Cost of living, de 2017, es el fabuloso tercer disco de Downtown Boys, el primero publicado por Sub Pop, discográfica con un catálogo de rock y pop sin igual en los últimos 30 años. En él han podado parte de la maleza que ensuciaba sus grabaciones previas y también pisan un poco el freno, pero sus canciones siguen atronando. Al otro lado de la pecera en el estudio les acompañó Guy Picciotto, quien fuera cantante y guitarrista de dos de los grupos más importantes en la historia del punk, Rites of Spring y Fugazi.
“Para muchos de nosotros, el punk traduce una energía pura, algo que en muchos casos puede ser considerado simple, pero creo que contiene emociones básicas que provocan de manera extraordinaria experiencias catárticas, tanto en los músicos como en la audiencia. Creo que esto es lo que nos arrastra al punk”, responde el batería Norlan Olivo al preguntarle si no estarán hablando un idioma que ya nadie entiende.

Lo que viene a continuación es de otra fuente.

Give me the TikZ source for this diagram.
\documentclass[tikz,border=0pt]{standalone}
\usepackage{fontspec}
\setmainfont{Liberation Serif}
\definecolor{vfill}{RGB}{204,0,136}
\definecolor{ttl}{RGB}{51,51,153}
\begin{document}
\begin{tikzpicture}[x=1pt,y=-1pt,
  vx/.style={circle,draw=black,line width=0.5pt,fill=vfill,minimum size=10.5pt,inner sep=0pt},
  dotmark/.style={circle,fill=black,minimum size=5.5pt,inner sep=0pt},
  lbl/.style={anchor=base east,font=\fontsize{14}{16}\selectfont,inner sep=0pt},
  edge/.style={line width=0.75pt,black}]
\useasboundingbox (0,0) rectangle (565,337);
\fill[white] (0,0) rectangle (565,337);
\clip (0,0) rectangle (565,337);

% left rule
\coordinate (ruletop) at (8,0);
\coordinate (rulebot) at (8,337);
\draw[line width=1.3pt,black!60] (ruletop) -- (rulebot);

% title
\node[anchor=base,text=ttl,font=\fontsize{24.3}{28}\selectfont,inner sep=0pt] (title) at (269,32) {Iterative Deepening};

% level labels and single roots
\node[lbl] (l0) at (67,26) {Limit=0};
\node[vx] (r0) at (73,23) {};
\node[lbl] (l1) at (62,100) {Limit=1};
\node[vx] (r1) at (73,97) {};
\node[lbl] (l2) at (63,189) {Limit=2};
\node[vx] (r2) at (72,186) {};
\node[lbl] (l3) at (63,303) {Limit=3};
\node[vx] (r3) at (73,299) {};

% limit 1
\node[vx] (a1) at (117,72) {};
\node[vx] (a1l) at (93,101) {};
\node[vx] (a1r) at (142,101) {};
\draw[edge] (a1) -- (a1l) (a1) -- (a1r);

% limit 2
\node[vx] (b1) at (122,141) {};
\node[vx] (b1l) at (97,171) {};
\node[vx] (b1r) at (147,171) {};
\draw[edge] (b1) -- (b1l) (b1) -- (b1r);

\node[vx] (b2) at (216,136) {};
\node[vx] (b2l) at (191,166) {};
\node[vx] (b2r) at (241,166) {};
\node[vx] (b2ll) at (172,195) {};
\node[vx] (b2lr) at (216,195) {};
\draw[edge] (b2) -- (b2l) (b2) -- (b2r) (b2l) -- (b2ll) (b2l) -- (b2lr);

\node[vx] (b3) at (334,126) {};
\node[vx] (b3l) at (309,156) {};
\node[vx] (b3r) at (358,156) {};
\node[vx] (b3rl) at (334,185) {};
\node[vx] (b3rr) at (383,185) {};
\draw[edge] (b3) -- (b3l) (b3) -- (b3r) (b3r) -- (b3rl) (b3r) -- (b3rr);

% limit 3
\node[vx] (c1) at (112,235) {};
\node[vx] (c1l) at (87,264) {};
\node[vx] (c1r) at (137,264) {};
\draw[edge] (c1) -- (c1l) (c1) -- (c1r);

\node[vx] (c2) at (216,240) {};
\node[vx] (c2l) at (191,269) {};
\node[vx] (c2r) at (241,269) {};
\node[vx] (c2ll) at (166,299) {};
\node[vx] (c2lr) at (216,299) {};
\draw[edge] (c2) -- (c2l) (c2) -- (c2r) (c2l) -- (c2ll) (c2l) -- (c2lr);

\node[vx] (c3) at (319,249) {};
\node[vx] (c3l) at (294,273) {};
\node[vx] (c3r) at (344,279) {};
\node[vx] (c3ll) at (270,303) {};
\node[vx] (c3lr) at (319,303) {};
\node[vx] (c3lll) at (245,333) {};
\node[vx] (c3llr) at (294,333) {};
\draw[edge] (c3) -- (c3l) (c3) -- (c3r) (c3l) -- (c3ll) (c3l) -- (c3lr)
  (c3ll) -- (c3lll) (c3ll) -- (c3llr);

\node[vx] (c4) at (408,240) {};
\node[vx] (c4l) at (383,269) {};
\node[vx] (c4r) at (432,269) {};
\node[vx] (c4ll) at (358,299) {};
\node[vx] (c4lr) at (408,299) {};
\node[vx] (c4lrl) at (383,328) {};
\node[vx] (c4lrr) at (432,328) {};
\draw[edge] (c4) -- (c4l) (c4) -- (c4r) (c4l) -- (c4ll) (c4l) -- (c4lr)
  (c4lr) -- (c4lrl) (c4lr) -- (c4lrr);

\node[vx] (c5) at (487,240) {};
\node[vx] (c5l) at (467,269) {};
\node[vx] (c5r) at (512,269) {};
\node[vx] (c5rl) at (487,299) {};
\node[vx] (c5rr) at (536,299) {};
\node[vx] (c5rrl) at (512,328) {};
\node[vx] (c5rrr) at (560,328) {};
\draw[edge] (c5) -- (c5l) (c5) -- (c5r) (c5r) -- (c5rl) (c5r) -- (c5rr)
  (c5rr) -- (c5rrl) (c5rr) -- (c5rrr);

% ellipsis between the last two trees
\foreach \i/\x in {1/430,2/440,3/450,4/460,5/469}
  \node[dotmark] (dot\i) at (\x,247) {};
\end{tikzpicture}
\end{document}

El último en llegar a Downtown Boys, el saxofonista Joe DeGeorge, apunta que la cartilla no es nueva pero que siempre se pueden escribir en ella renglones insospechados: “La primera vez que vi a Downtown Boys me hablaban en un idioma con el que estaba familiarizado, el del rock‘n’roll, pero me comunicaron ideas y emociones que no había considerado antes, por lo que fue muy efectivo. Me hicieron pensar que quería tocar en este grupo”.
¿Puede una canción de Downtown Boys cambiar la vida de un chaval que la escuche?
Joey La Neve DeFrancesco: Para mí y para mucha gente, la música transformó nuestra conciencia, la forma de desear cosas, nuestra imaginación para pensar lo que es posible o no. Creo que es una experiencia que le sigue pasando a la gente más joven.
¿Hay adolescentes que os escuchan?
Mary Regalado (bajista): Sí, en Estados Unidos hay muchos adolescentes que vienen a nuestros conciertos. Una vez que tocamos en Washington DC, unos chavales habían hecho una película sobre grupos punk de allí y la proyectaron antes de nuestro concierto. Eran muy jóvenes, tendrían 18 años.
¿Qué es lo mejor de hacer música?
Victoria Ruiz: Lo mejor de hacer música es que te permite soltar diferentes energías que están dentro de ti y que te retratan de maneras distintas, incluso contradictorias unas con otras. Unas veces son muy alegres, muy excitadas, otras muy enfadadas. Tocar música te permite tener contradicciones, y eso es bueno.
Lo que, de momento, no les permite la música es vivir de ella, de su trabajo, de esas giras urdidas pidiendo días de vacaciones y haciendo malabarismos para cuadrar calendarios. “No vivimos de la música, todos tenemos otros trabajos”, confirma la bajista, mientras el guitarrista señala que la música es “un trabajo cuando lo estás haciendo, pero de dos semanas y media, lo que duran las giras. Dada la actual situación económica para todo el mundo y que los trabajadores culturales en Estados Unidos no tenemos sanidad pública y la educación es extremadamente cara, diría que ser músico es frustrante y que necesitamos un sindicato, más allá de algunas asociaciones que ya existen en Estados Unidos que se encargan de que cobres los royalties”.